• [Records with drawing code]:
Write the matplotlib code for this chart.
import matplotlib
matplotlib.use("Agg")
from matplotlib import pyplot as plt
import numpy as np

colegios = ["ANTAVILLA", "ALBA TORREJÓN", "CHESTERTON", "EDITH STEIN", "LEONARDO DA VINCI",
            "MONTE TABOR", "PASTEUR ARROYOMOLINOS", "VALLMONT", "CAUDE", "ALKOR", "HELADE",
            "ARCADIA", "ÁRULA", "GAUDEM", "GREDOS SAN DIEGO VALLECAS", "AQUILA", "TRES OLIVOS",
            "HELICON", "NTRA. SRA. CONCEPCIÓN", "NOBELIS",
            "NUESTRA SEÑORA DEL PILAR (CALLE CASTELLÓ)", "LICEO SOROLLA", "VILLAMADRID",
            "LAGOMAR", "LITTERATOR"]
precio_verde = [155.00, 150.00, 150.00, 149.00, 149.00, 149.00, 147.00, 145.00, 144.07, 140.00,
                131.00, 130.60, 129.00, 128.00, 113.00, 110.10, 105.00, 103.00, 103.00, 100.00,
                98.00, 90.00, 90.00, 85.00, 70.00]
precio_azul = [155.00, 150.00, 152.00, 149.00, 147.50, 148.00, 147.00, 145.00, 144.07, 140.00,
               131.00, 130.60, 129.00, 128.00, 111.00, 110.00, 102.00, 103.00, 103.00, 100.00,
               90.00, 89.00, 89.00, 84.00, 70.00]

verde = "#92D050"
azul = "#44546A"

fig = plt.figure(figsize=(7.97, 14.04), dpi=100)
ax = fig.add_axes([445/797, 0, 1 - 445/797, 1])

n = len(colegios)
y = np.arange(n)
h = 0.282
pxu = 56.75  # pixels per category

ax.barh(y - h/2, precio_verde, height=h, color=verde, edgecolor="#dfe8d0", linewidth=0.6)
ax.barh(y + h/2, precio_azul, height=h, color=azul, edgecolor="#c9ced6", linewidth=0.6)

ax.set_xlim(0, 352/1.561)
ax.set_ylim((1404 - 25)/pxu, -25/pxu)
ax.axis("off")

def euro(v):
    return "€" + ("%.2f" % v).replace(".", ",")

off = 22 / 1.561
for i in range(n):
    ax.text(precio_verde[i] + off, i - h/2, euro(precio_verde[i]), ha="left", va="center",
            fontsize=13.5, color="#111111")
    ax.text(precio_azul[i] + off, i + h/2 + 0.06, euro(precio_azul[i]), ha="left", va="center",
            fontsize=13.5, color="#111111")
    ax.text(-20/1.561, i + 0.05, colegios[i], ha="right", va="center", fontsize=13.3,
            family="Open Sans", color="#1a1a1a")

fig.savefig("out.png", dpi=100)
--
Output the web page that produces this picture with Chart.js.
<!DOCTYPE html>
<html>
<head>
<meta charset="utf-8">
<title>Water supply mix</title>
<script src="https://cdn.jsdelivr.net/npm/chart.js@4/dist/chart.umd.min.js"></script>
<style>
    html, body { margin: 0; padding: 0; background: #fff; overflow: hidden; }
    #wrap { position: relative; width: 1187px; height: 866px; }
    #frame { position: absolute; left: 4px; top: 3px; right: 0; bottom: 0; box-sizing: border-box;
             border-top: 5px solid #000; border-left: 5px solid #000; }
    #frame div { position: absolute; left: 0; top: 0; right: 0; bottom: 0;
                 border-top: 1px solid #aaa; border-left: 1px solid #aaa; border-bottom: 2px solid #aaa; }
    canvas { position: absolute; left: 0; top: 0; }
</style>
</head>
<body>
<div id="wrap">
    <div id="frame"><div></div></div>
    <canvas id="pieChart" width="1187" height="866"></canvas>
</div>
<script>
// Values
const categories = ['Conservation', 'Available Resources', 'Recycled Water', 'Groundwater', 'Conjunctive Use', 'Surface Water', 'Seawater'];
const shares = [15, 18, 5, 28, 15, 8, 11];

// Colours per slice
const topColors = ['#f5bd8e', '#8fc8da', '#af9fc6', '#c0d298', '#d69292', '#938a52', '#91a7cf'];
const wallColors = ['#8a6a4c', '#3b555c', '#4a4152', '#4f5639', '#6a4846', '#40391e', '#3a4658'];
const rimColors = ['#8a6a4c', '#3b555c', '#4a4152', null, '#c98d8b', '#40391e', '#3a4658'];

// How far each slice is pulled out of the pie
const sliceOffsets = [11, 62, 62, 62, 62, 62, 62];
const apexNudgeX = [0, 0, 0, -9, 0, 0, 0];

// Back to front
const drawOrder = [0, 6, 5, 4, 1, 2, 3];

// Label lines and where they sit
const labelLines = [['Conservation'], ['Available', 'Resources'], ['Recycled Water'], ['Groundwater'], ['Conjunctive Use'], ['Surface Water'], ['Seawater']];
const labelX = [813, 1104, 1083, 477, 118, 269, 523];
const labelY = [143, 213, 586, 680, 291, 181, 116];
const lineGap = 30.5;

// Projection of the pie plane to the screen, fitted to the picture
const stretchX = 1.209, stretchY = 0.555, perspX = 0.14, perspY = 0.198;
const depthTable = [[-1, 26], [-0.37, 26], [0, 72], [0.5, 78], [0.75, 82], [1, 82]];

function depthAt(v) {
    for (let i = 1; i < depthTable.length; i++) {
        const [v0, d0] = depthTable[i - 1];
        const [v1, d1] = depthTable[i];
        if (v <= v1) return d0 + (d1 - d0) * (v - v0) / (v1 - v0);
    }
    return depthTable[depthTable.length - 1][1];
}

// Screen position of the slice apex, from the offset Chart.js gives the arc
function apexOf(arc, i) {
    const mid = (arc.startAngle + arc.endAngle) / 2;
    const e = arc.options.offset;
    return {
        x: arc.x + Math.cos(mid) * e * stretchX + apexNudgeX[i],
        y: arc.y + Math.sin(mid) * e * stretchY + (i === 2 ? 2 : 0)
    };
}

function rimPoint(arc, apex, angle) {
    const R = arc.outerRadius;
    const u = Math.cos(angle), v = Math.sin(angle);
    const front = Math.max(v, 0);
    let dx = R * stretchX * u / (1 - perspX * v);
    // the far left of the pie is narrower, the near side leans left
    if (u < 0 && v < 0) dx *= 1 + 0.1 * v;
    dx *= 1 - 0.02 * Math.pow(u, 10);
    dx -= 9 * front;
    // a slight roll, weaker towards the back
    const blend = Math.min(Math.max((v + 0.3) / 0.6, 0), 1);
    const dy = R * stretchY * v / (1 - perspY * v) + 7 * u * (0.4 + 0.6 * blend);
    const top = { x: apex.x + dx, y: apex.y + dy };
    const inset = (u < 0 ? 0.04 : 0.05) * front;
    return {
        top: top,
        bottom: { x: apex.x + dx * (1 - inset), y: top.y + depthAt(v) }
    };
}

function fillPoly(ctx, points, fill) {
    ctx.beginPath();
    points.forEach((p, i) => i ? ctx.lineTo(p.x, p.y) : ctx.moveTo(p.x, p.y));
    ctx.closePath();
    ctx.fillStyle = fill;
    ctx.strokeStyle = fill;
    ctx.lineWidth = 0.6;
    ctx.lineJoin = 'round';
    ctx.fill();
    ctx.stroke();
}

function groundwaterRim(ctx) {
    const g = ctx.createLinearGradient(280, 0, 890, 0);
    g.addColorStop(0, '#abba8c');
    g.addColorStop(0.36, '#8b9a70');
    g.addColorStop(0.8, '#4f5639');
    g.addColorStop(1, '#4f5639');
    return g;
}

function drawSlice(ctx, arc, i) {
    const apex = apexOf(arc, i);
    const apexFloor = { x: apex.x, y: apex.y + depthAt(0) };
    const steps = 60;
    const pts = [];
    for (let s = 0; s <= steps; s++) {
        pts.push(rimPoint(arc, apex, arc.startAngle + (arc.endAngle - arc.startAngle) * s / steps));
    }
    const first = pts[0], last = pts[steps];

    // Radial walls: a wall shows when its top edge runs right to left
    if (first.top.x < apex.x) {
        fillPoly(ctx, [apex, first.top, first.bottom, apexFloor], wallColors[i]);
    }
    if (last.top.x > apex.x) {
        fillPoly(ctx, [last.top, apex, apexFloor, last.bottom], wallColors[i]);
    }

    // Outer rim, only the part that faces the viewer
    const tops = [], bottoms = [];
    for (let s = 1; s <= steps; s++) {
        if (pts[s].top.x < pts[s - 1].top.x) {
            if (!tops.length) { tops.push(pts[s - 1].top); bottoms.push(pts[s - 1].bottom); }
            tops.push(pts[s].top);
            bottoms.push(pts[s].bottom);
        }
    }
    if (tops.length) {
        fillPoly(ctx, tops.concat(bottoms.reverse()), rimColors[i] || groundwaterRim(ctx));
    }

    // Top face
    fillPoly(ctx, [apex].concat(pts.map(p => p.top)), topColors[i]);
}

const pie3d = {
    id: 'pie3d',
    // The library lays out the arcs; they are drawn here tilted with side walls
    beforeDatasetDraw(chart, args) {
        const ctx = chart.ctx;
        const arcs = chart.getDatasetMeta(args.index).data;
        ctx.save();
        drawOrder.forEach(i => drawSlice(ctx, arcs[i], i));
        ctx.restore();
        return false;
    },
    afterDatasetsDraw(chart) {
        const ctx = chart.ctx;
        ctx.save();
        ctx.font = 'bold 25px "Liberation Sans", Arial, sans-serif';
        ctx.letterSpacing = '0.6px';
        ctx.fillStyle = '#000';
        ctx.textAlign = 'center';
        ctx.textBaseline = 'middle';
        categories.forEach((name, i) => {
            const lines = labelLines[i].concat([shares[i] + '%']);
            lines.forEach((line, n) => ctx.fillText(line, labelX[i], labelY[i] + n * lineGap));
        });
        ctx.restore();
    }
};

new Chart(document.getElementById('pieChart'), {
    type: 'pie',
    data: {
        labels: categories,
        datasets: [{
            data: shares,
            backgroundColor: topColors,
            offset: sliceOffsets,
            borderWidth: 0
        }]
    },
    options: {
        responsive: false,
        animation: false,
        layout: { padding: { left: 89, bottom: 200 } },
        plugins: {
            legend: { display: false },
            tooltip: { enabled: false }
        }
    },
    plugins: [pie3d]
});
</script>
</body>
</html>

• [What to do]: Produce only the lines from the line containing "Write the matplotlib code for this chart." through the line containing "import numpy as np", inclusive of both, exactly as they stand in the entries above.

• [Solution to this problem]:
Write the matplotlib code for this chart.
import matplotlib
matplotlib.use("Agg")
from matplotlib import pyplot as plt
import numpy as np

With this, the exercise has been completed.